Interest income rose 13 per cent year-on-year to Rs 4,081 crore, compared with Rs 3,623 crore last year.
The company’s asset under management (AUM) increased 10.7 per cent to Rs 1,18,733 crore as of March 31, 2026. Its gross loan book grew 10.9 per cent year-on-year to Rs 1,18,493 crore.
The board recommended a final dividend of Rs 2 per equity share for FY26.
It also approved a plan to raise up to Rs 32,825 crore through issuance of debt securities on a private placement basis, in one or more tranches.
The management said there has been no material impact from geopolitical tensions so far, including in the MSME segment. Performance in March 2026 remained stable.
However, it cautioned that the situation remains fluid. The company will continue to monitor any second- or third-order impact in the coming months.
Morgan Stanley maintained a “Neutral” rating on the stock and cut its target price to Rs 740 from Rs 760.
The brokerage said Q4 marked another earnings beat, supported by lower bad loan formation. It noted improving asset quality trends but flagged risks from the Middle East conflict, El Niño conditions, and potential upside in inflation and interest rates.
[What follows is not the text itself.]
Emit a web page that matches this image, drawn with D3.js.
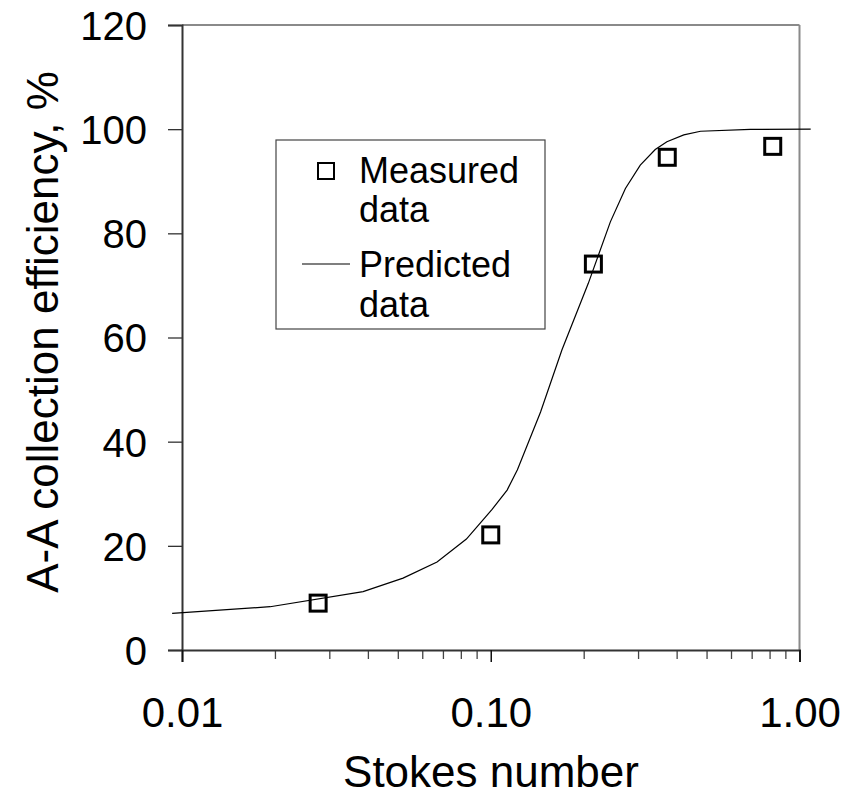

Jefferies retained a “Buy” rating, while trimming its target price to Rs 845 from Rs 900.
Jefferies highlighted a profit beat, with margins and provisions surprising positively. It noted that while AUM growth moderated to 11 per cent, disbursement growth improved.
The brokerage expects a pick-up in growth, lower credit costs, and stable margins to drive earnings, with an estimated 22 per cent EPS CAGR and return on equity expanding to over 15 per cent by FY28.